Compression of a nerve root in your spinal column can severely limit your range of motion, activities, and your ability to complete typical job functions. Maintaining full time employment with the constant pain, muscle weakness, loss of feeling, and other symptoms that arise from a spinal disorder or injury can be impossible. If you are unable to work, Social Security Disability (SSD) benefits can provide the support you need to meet your financial needs and obligations.
Medically Qualifying with Nerve Root Compression
Whether your nerve root compression is due to a spinal injury, arthritis, a disc issue, or another spinal disorder, you can potentially qualify for benefits under the Social Security Administration’s (SSA’s) listing for Disorders of the Spine. This listing appears in the SSA’s Blue Book under Section 1.04A and requires:
- You experience well documented pain distribution consistent with nerve root compression
- Loss of motor function due to muscle weakness and loss or reflex function or sensory loss
Nerve root compression must be well documented through physical examination and diagnostic testing in order to satisfy the SSA’s medical evidence requirements. Specific pieces of medical evidence the SSA must see may include:
- Physical exam notes from your physician, describing the onset, progression, and persistence of symptoms
- Documentation of muscle weakness or atrophy and reflex or sensory changes
- Circulatory and neurological complications, documented through appropriate diagnostic procedures
- MRI, CT, or x-ray results documenting the nerve root compression and its physical cause
- Treatment procedures attempted and their results
- Medications you have taken in the past and those you currently take
- The effects of all medical treatments, including any side effects, if you have experienced any
- The short and long-term prognosis for your condition, including a statement from your physician defining your period of disability
If your nerve root issue involves your lower back, medical evidence must also include results from a “straight-leg raising test,” which measures pain and other symptom responses to you raising your legs up straight when sitting or lying flat on your back.

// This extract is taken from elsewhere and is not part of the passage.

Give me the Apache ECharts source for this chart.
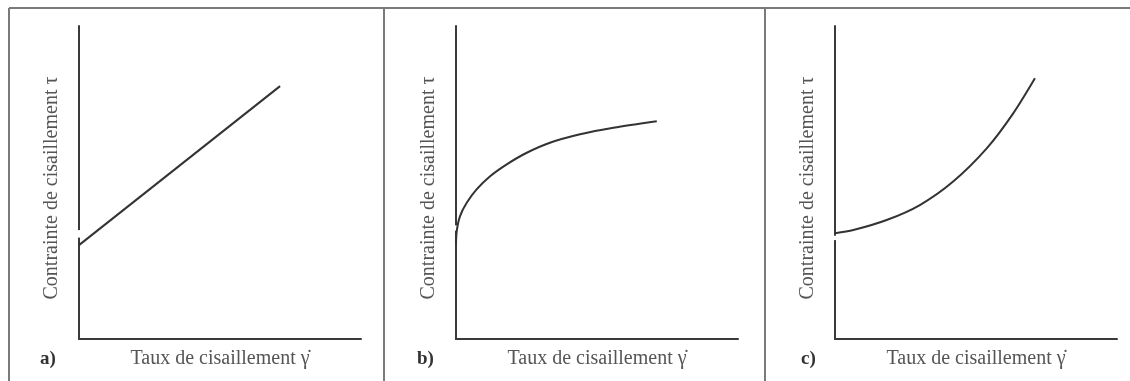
<!DOCTYPE html>
<html><head><meta charset="utf-8">
<script src="https://cdn.jsdelivr.net/npm/echarts@6/dist/echarts.min.js"></script>
<style>html,body{margin:0;padding:0;background:#fff}#c{width:1130px;height:381px}</style>
</head><body><div id="c"></div>
<script>
// Panel labels and axis titles
const panelLabels = ['a)', 'b)', 'c)'];
const xTitle = 'Taux de cisaillement \u03B3\u0307';
const yTitle = 'Contrainte de cisaillement \u03C4';

// Curves (x: shear rate, y: shear stress), arbitrary units 0–100
const curveA = [[0, 30.0], [71.3, 80.8]];
const curveB = [[0, 30.1], [0.25, 34.4], [1.4, 39.2], [3.8, 43.5], [7.3, 47.8], [12.1, 52.0], [18.0, 55.8], [25.1, 59.5], [33.3, 62.7], [44.0, 65.4], [55.8, 67.5], [71.2, 69.6]];
const curveC = [[0, 33.8], [6.5, 34.8], [18.3, 38.0], [30.1, 42.8], [41.9, 50.3], [53.8, 60.9], [63.2, 72.1], [70.9, 83.3]];
// small breaks in the stress axis
const gapA = [[0, 32.4], [0, 34.8]];
const gapB = [[0, 34.6], [0, 36.3]];
const gapC = [[0, 31.6], [0, 33.0]];

const curves = [curveA, curveB, curveC];
const gaps = [gapA, gapB, gapC];
const grids = [
  {left: 79, top: 26, width: 282, height: 313},
  {left: 456, top: 26, width: 282, height: 313},
  {left: 835, top: 26, width: 282, height: 313}
];
const font = '"Liberation Serif", "DejaVu Serif", serif';
const axisColor = '#3a3a3a';

const xAxis = [], yAxis = [], series = [];
grids.forEach((g, i) => {
  xAxis.push({
    type: 'value', gridIndex: i, min: 0, max: 100,
    axisLine: {show: true, lineStyle: {color: axisColor, width: 2}},
    axisTick: {show: false}, axisLabel: {show: false}, splitLine: {show: false},
    name: xTitle, nameLocation: 'middle', nameGap: 10,
    nameTextStyle: {fontFamily: font, fontSize: 20, color: '#555'}
  });
  yAxis.push({
    type: 'value', gridIndex: i, min: 0, max: 100,
    axisLine: {show: true, lineStyle: {color: axisColor, width: 2}},
    axisTick: {show: false}, axisLabel: {show: false}, splitLine: {show: false},
    name: yTitle, nameLocation: 'middle', nameGap: 17,
    nameTextStyle: {fontFamily: font, fontSize: 20, color: '#555', padding: [0, 11, 0, 0]}
  });
  series.push({
    type: 'line', xAxisIndex: i, yAxisIndex: i, data: gaps[i], symbol: 'none',
    lineStyle: {color: '#ffffff', width: 4}, z: 3, silent: true
  });
  series.push({
    type: 'line', xAxisIndex: i, yAxisIndex: i, data: curves[i], symbol: 'none',
    smooth: i > 0 ? 0.3 : false,
    lineStyle: {color: '#333', width: 2}, z: 4, silent: true
  });
});

const frameColor = '#7a7a7a';
const graphic = [
  {type: 'line', shape: {x1: 9, y1: 8, x2: 1130, y2: 8}, style: {stroke: frameColor, lineWidth: 2}},
  {type: 'line', shape: {x1: 9, y1: 8, x2: 9, y2: 381}, style: {stroke: frameColor, lineWidth: 2}},
  {type: 'line', shape: {x1: 384, y1: 8, x2: 384, y2: 381}, style: {stroke: frameColor, lineWidth: 2}},
  {type: 'line', shape: {x1: 765, y1: 8, x2: 765, y2: 381}, style: {stroke: frameColor, lineWidth: 2}}
];
const labelX = [40, 417, 801];
panelLabels.forEach((t, i) => {
  graphic.push({type: 'text', left: labelX[i], top: 350,
    style: {text: t, font: 'bold 19px ' + font, fill: '#333'}});
});

const chart = echarts.init(document.getElementById('c'), null, {renderer: 'canvas'});
chart.setOption({
  backgroundColor: '#ffffff',
  animation: false,
  grid: grids,
  xAxis: xAxis,
  yAxis: yAxis,
  series: series,
  graphic: graphic
});
</script>
</body></html>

Getting Help with Your Claim
Winning a disability claim for a back problem can be difficult, particularly if your issues do not precisely match the SSA’s listing for nerve root compression. A disability advocate or Social Security attorney may be able to assist you in building a stronger case file. You should also work closely with your doctor to ensure your medical records accurately reflect the limitations you experience in your everyday life.
When applying, you should know you might have an uphill battle ahead. Many who submit applications based on nerve root compression are initially denied benefits. If you are among them, an attorney or advocate familiar with cases like yours can also help you prepare for and testify at a disability appeal hearing.